Don't ask me why, but this greatly amused me (yeah, yeah, I know - simple things please simple minds - heard it before) and I soon made AB aware of it, who likewise found it amusing.  That same night (I think) we were both out and it happened to be snowing, so the pair of us launched into an impromptu recitation of the poem - then repeated it over and over again.  Subsequently, we only had to say 'Tiddely pom' to one another to conjure up memories of that snow-clouded evening when we were both only around 16 or 17 years of age.  For that reason I thought it was a nice way to round off the lines from Mary Hopkin's 'Those Were The Days', which we also used to belt-out from time-to-time when reminiscing about the past.

It's strange to think that he spent over two-thirds of his life elsewhere, because I still mainly associate him with our town.  There are few spots I can go to which don't conjure forth memories of us roaming or exploring as kids or teens so it's odd to realise that, eventually, his main store of recollections would've consisted of times, people and places from after he'd left our town, myself, and everyone else he'd known far behind.  In due course he'd have come to regard somewhere else as 'home', not where he'd grown up, whereas my 'geographical allegiances' remained the same.  Not that he ever 'forgot' where he was from as it was listed on his Facebook page, but perhaps it was no longer as relevant to him as it had once been.

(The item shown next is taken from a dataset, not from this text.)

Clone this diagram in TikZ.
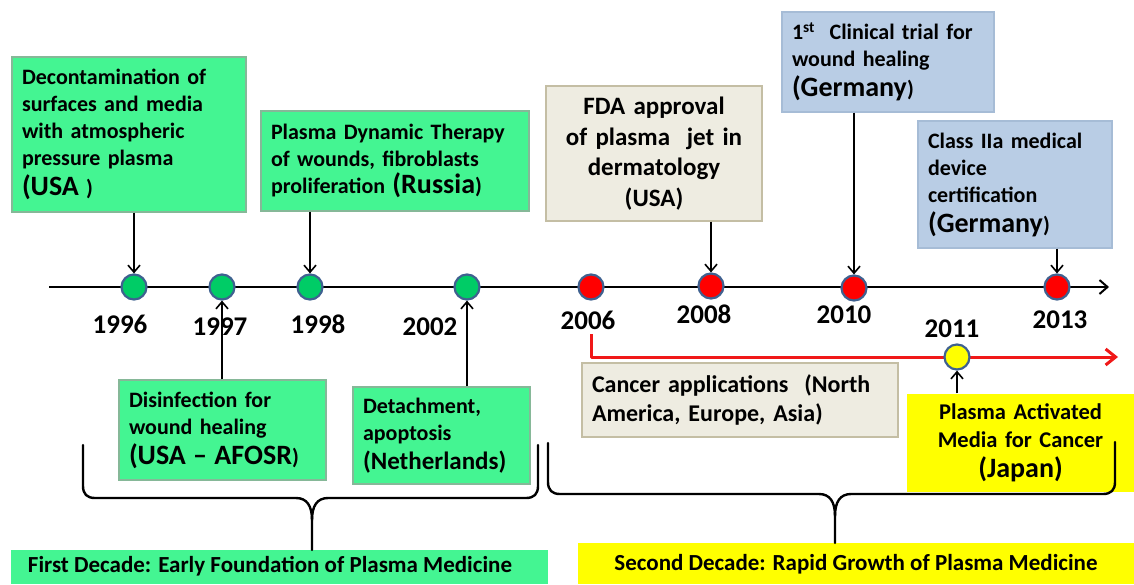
\documentclass[tikz,border=0pt]{standalone}
\usepackage{fontspec}
\setmainfont{Carlito}
\usetikzlibrary{arrows.meta}
\definecolor{mint}{HTML}{44F592}
\definecolor{mintline}{HTML}{86B898}
\definecolor{dotgreen}{HTML}{00CC66}
\definecolor{dotline}{HTML}{3F6190}
\definecolor{beige}{HTML}{EEECE1}
\definecolor{beigeline}{HTML}{C4BEA4}
\definecolor{steel}{HTML}{B9CDE5}
\definecolor{steelline}{HTML}{A6BCD6}
\definecolor{yel}{HTML}{FFFF00}
\definecolor{redline}{HTML}{F01818}
\newcommand{\fsz}[2]{\fontsize{#1}{#2}\selectfont}
\begin{document}
\begin{tikzpicture}[x=1pt,y=-1pt,
  box/.style={rectangle, line width=1.2pt, inner xsep=10pt, inner ysep=0pt, font=\bfseries\fsz{22}{27}},
  gbox/.style={box, fill=mint, draw=mintline, align=left},
  bbox/.style={box, fill=steel, draw=steelline, align=left},
  ebox/.style={box, fill=beige, draw=beigeline},
  ybox/.style={box, fill=yel, align=center},
  dot/.style={circle, minimum size=25pt, inner sep=0pt, line width=2.2pt, draw=dotline},
  year/.style={font=\bfseries\fsz{27}{30}, anchor=base, inner sep=0pt},
  evarrow/.style={line width=1.6pt, -{Straight Barb[length=7pt,width=12pt]}},
  brace/.style={line width=2.4pt, line join=round, line cap=round},
  biglab/.style={font=\bfseries\fsz{23}{27}, inner sep=0pt, anchor=base},
  labbox/.style={inner sep=0pt, anchor=north west}
]
\useasboundingbox (0,0) rectangle (1134,584);
\fill[white] (0,0) rectangle (1134,584);

% event boxes
\node[gbox, minimum width=234pt, minimum height=155pt, text width=214pt] (decon) at (129,134.5)
  {Decontamination of\\surfaces and media\\with atmospheric\\pressure plasma\\[3pt]{\fsz{28}{30}(USA} )};
\node[gbox, minimum width=268pt, minimum height=100pt, text width=248pt] (pdt) at (395,161)
  {Plasma Dynamic Therapy\\of wounds, fibroblasts\\proliferation {\fsz{28}{30}(Russia}{)}};
\node[ebox, align=center, minimum width=216pt, minimum height=135pt, text width=196pt, font=\bfseries\fsz{25}{30.5}] (fda) at (654,153.5)
  {FDA approval\\of plasma\ \ jet in\\dermatology\\(USA)};
\node[bbox, minimum width=212pt, minimum height=100pt, text width=192pt] (clin) at (888,62)
  {1\textsuperscript{st}\ \ Clinical trial for\\wound healing\\[3pt]{\fsz{28}{30}(Germany}{)}};
\node[bbox, minimum width=194pt, minimum height=127pt, text width=174pt] (cls) at (1015,184.5)
  {Class IIa medical\\device\\certification\\[3pt]{\fsz{28}{30}(Germany}{)}};
\node[gbox, minimum width=207pt, minimum height=100pt, text width=187pt] (dis) at (222.5,430)
  {Disinfection for\\wound healing\\[3pt]{\fsz{28}{30}(USA -- AFOSR}{)}};
\node[gbox, minimum width=177pt, minimum height=97pt, text width=157pt] (det) at (441.5,435.5)
  {Detachment,\\apoptosis\\[2pt]{\fsz{25}{28}(Netherlands)}};
\node[ebox, align=left, minimum width=316pt, minimum height=74pt, text width=296pt, font=\bfseries\fsz{24}{29}] (can) at (740,400)
  {Cancer applications\ \ (North\\America, Europe, Asia)};
\node[ybox, minimum width=227pt, minimum height=98pt, text width=207pt, font=\bfseries\fsz{22.5}{28}] (pam) at (1020.5,443)
  {Plasma Activated\\Media for Cancer\\[2pt]{\fsz{28}{30}(Japan)}};

% bottom labels
\node[labbox, fill=mint, minimum width=537pt, minimum height=34pt] (lab1box) at (11,550) {};
\node[labbox, fill=yel, minimum width=556pt, minimum height=41pt] (lab2box) at (578,543) {};
\node[biglab] (lab1) at (270,572) {First Decade: Early Foundation of Plasma Medicine};
\node[biglab] (lab2) at (856,570) {Second Decade: Rapid Growth of Plasma Medicine};

% timeline
\coordinate (tl0) at (49,287);
\coordinate (tl1) at (1109,287);
\draw[line width=2pt, -{Straight Barb[length=8pt,width=14pt]}] (tl0) -- (tl1);

% cancer red arrow
\coordinate (r0) at (591,334);
\coordinate (r1) at (591,357);
\coordinate (r2) at (1118,357);
\draw[redline, line width=3pt, line join=round, -{Straight Barb[length=10pt,width=16pt]}] (r0) -- (r1) -- (r2);

% years
\node[year] (y1996) at (120,333) {1996};
\node[year] (y1997) at (220,335) {1997};
\node[year] (y1998) at (318,333) {1998};
\node[year] (y2002) at (430,335) {2002};
\node[year] (y2006) at (588,329) {2006};
\node[year] (y2008) at (704,323) {2008};
\node[year] (y2010) at (844,323) {2010};
\node[year] (y2011) at (952,337) {2011};
\node[year] (y2013) at (1060,328) {2013};

% dots
\node[dot, fill=dotgreen] (d1996) at (134,287) {};
\node[dot, fill=dotgreen] (d1997) at (222,287) {};
\node[dot, fill=dotgreen] (d1998) at (310,287) {};
\node[dot, fill=dotgreen] (d2002) at (467,287) {};
\node[dot, fill=red] (d2006) at (591,287) {};
\node[dot, fill=red] (d2008) at (711,286) {};
\node[dot, fill=red] (d2010) at (854,288) {};
\node[dot, fill=red] (d2013) at (1057,287) {};
\node[dot, fill=yel] (d2011) at (957,357) {};

% event arrows
\draw[evarrow] (decon.south -| d1996) -- (d1996.north);
\draw[evarrow] (pdt.south -| d1998) -- (d1998.north);
\draw[evarrow] (fda.south -| d2008) -- (d2008.north);
\draw[evarrow] (clin.south -| d2010) -- (d2010.north);
\draw[evarrow] (cls.south -| d2013) -- (d2013.north);
\draw[evarrow] (dis.north -| d1997) -- (d1997.south);
\draw[evarrow] (det.north -| d2002) -- (d2002.south);
\draw[evarrow] (pam.north -| d2011) -- (d2011.south);

% braces
\draw[brace] (83,445) -- (83,486) .. controls (83,494) and (87,498) .. (95,498) -- (296,498)
  .. controls (307,498) and (312,506) .. (312,520) -- (312,550);
\draw[brace] (312,520) .. controls (312,506) and (317,498) .. (328,498) -- (526,498)
  .. controls (534,498) and (538,494) .. (538,486) -- (538,445);
\draw[brace] (548,443) -- (548,482) .. controls (548,490) and (552,494) .. (560,494) -- (819,494)
  .. controls (830,494) and (835,502) .. (835,516) -- (835,543);
\draw[brace] (835,516) .. controls (835,502) and (840,494) .. (851,494) -- (1103,494)
  .. controls (1111,494) and (1115,490) .. (1115,482) -- (1115,442);
\end{tikzpicture}
\end{document}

Anyway, I just couldn't permit notice of his passing (and under a different surname to boot) be confined to another part of the UK, leaving the area he originally hailed from and his birth name unacknowledged, so I thought it only proper and fitting that his home town's local newspaper should also recognise and remember him (better late than never).  To my mind, this is where he yet belongs and, like I said, though the majority of his memories were doubtless of other times and other places and people, it's the earlier ones coinciding with mine which I'd like to think were the most notable, however self-centred that sentiment may seem.  I can never really know, of course, but it's not altogether beyond the bounds of possibility.

I'll purchase my local paper when I'm down at the shops later today, scan the notice, print it out, and then affix it inside the Navy notebook he gave me (along with his old wallet) the last time he was in my house when he was up in our home town on a brief visit in December of 1980.  That somehow seems fitting, don't you think?